Deep research at Off Avignon

June 7, 2025 · also published on Substack

Everybody lives their own version of “Off Avignon”, France’s gigantic summer festival of performing arts.

This may be true for any experience, but what makes “Off Avignon” different from, say, music festivals, is that there are no “headliner” shows that everyone will see. The program features 1700 different plays, even the ones that play in “big” theaters will only be seen by a fraction of the 300,000 festival-goers.

A page from the printed program of Off Avignon 2025

Choose wisely! Pick the right shows and you will experience the full spectrum of beautiful and difficult emotions, laugh to tears, find inspiration and come back renewed.

Pick the wrong shows and you’ll only get the “difficult emotions” part; prominently featuring the frustrated wait for the play to end.

But then again, there are 1700 shows in the program! Where do we even begin? The importance of choosing well, coupled with the impossibility of actually reading the program, makes Off Avignon a fun use-case for AI-assisted research.

Requirements

The exercise begins with writing down what we want.

Research shows playing at Off Avignon 2025 and pick 20 recommendations for plays that I may like, based on the requirements below.
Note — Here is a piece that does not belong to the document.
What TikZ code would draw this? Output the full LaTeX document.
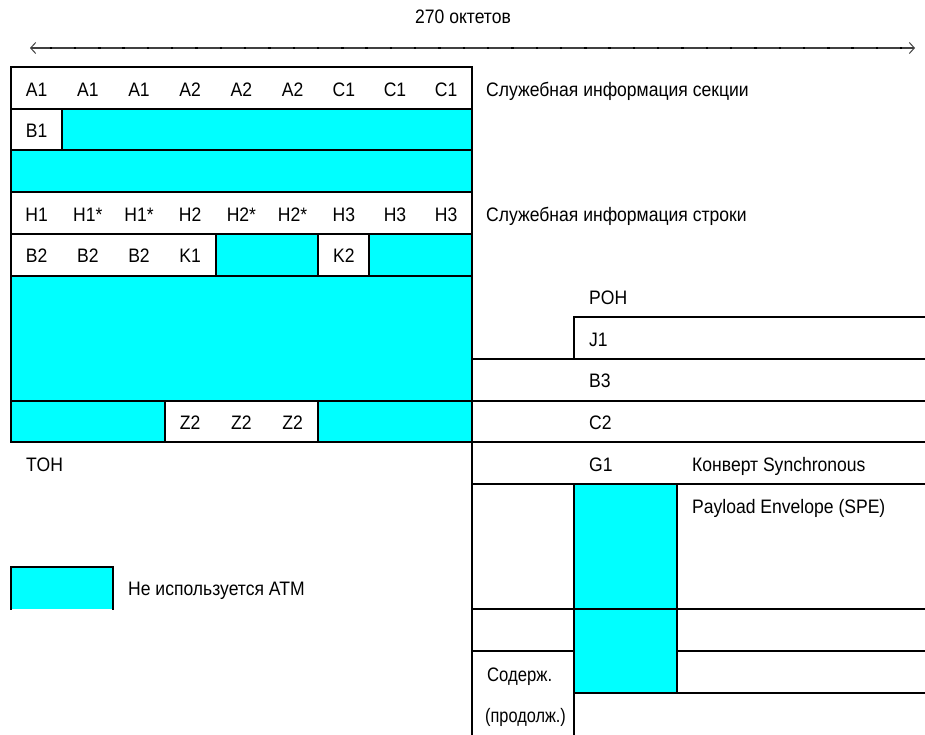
\documentclass[tikz,border=0pt]{standalone}
\usepackage{fontspec}
\setmainfont[FakeStretch=0.9]{Liberation Sans}
\usetikzlibrary{arrows.meta}
\definecolor{unused}{HTML}{00FFFF}
\begin{document}
\begin{tikzpicture}[x=1pt,y=-1pt,
  ln/.style={line width=2pt, line cap=rect},
  txt/.style={anchor=base, inner sep=0pt, font=\fontsize{19.5}{22}\selectfont},
  ltxt/.style={anchor=base west, inner sep=0pt, font=\fontsize{19.5}{22}\selectfont}]
\useasboundingbox (0,0) rectangle (925,734);
% grid points
\foreach \i in {0,...,13}
  \foreach \j in {0,...,16}
    \coordinate (p\i-\j) at ({11+51.2*\i},{67+41.7*\j});
\coordinate (R) at (925,0);
\coordinate (B) at (0,734);
% title and width arrow
\node[txt] (title) at (463,23) {270 октетов};
\coordinate (al) at (30,48);
\coordinate (ar) at (915,48);
\draw[line width=1.1pt, black!75, {Straight Barb[length=5pt,width=11pt,line width=1pt]}-{Straight Barb[length=5pt,width=11pt,line width=1pt]}] (al) -- (ar);
\foreach \k in {0,...,35}
  \draw[line width=1.5pt, black] ({50.7+24.3*\k-1.2},48) -- ({50.7+24.3*\k+1.2},48);
% unused (cyan) areas of TOH
\fill[unused] (p1-1) rectangle (p9-2);
\fill[unused] (p0-2) rectangle (p9-3);
\fill[unused] (p4-4) rectangle (p6-5);
\fill[unused] (p7-4) rectangle (p9-5);
\fill[unused] (p0-5) rectangle (p9-8);
\fill[unused] (p0-8) rectangle (p3-9);
\fill[unused] (p6-8) rectangle (p9-9);
% TOH grid lines
\draw[ln] (p0-0) rectangle (p9-9);
\foreach \j in {1,2,3,4,5,8}
  \draw[ln] (p0-\j) -- (p9-\j);
\draw[ln] (p1-1) -- (p1-2);
\draw[ln] (p4-4) -- (p4-5);
\draw[ln] (p6-4) -- (p6-5);
\draw[ln] (p7-4) -- (p7-5);
\draw[ln] (p3-8) -- (p3-9);
\draw[ln] (p6-8) -- (p6-9);
% SPE / POH lines
\draw[ln] (p11-7) -- (p11-6) -- (p11-6 -| R);
\foreach \j in {7,8,9,10,13}
  \draw[ln] (p9-\j) -- (p9-\j -| R);
\draw[ln] (p9-14) -- (p11-14);
\draw[ln] (p13-14) -- (p13-14 -| R);
\draw[ln] (p11-15) -- (p11-15 -| R);
\draw[ln] (p9-9) -- (p9-9 |- B);
\draw[ln] (p11-15) -- (p11-15 |- B);
\draw[ln, fill=unused] (p11-10) rectangle (p13-13);
\draw[ln, fill=unused] (p11-13) rectangle (p13-15);
% legend
\fill[unused] (p0-12) rectangle (p2-13);
\draw[ln] (p0-13) -- (p0-12) -- (p2-12) -- (p2-13);
\node[ltxt] (legend) at (128,595) {Не используется ATM};
% cell texts
\foreach \t [count=\n from 0] in {A1,A1,A1,A2,A2,A2,C1,C1,C1}
  \node[txt] (a\n) at ({36.6+51.2*\n},96) {\t};
\node[txt] (b1) at (36.6,137.7) {B1};
\foreach \t [count=\n from 0] in {H1,H1*,H1*,H2,H2*,H2*,H3,H3,H3}
  \node[txt] (h\n) at ({36.6+51.2*\n},221) {\t};
\foreach \t [count=\n from 0] in {B2,B2,B2,K1}
  \node[txt] (k\n) at ({36.6+51.2*\n},262.7) {\t};
\node[txt] (k2) at ({36.6+51.2*6},262.7) {K2};
\foreach \n in {3,4,5}
  \node[txt] (z\n) at ({36.6+51.2*\n},429) {Z2};
\node[ltxt] (soh) at (486,96) {Служебная информация секции};
\node[ltxt] (loh) at (486,221) {Служебная информация строки};
\node[ltxt] (toh) at (26,471) {TOH};
% POH column
\node[ltxt] (poh) at (589,304) {POH};
\node[ltxt] (j1) at (589,346) {J1};
\node[ltxt] (b3) at (589,387.5) {B3};
\node[ltxt] (c2) at (589,429) {C2};
\node[ltxt] (g1) at (589,471) {G1};
\node[ltxt] (spe1) at (692,471) {Конверт Synchronous};
\node[ltxt] (spe2) at (692,513) {Payload Envelope (SPE)};
\node[ltxt] (cont1) at (487,681) {\scalebox{0.95}[1]{Содерж.}};
\node[ltxt] (cont2) at (485,722) {\scalebox{0.93}[1]{(продолж.)}};
\end{tikzpicture}
\end{document}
Add some notes on what you like:

I like shows that are moving, profound, inspiring, touching on the essence of the human condition, inventive (experimenting with the boundaries of their format), etc. One-person shows are fine, but I need them to be GOOD.

Make sure to mention what you don’t want:

NO popular-appeal comedy please. NO shows for kids.

And since we’re social creatures, let’s take into account what others are saying:

Pay special attention to shows that received favorable coverage, especially as personal coup-de-coeurs and highlights from small independent publications. Also flag for me any shows that are widely discussed, controversial or otherwise prominent in the media coverage.

Now that we have written down the prompt, what do we actually do with it?

Agentic search

Modern chat assistants such as OpenAI’s o3 and Google’s Gemini 2.5 Pro are agents, not LLMs. When we send them a text query, they don’t just run the LLM once to generate the response based on whatever knowledge is baked into the model. Instead, they run the LLM in a loop, letting it plan its work, decide on how to source additional information, run multiple rounds of web search queries, etc.

Let’s try OpenAI’s o3:

This “agentic loop” is run server-side, but the agents display hints on the intermediate steps while the loop is running:

After two minutes, the assistant decides it has enough material to compile the final report, neatly organized into topical sections:

Cool! But I’m a bit skeptical about the resulting list. In the 2 minutes it took to handle the request it only browsed a dozen or so websites, and overall seemed a bit too eager to wrap up the search:

I want the agent to source significantly more show ideas, and then do the difficult work of picking out those that stand out the most. I want it to work harder.

Deep research

Selecting “Deep research” in ChatGPT or Gemini keeps the agent running for longer and browse more websites needed to answer our request. Let’s try it in Gemini, which first introduced deep research back in December 2024.

This time the agent is more eager to search, retrieving ~20 websites in a single go, over multiple rounds:

It also aims to source a longer preliminary list first, before trimming it down with further research:

Results

20 minutes later, we get the resulting report, organized in a neat table:

All this agentic magic is making my annual festival research exercise much easier.

When I tried it for the first time in 2023, I needed to take care of the data sourcing and the not-really-agentic loop myself: this meant writing programs to scrape the festival program, and then to feed each show description to an LLM via a separate API call.

I feel ambivalent about all this progress: it’s liberating (in terms of freeing up time) and it’s effective, but the unused muscles atrophy.

As the AI does more hard things for us, we better keep finding new hard things to do ourselves.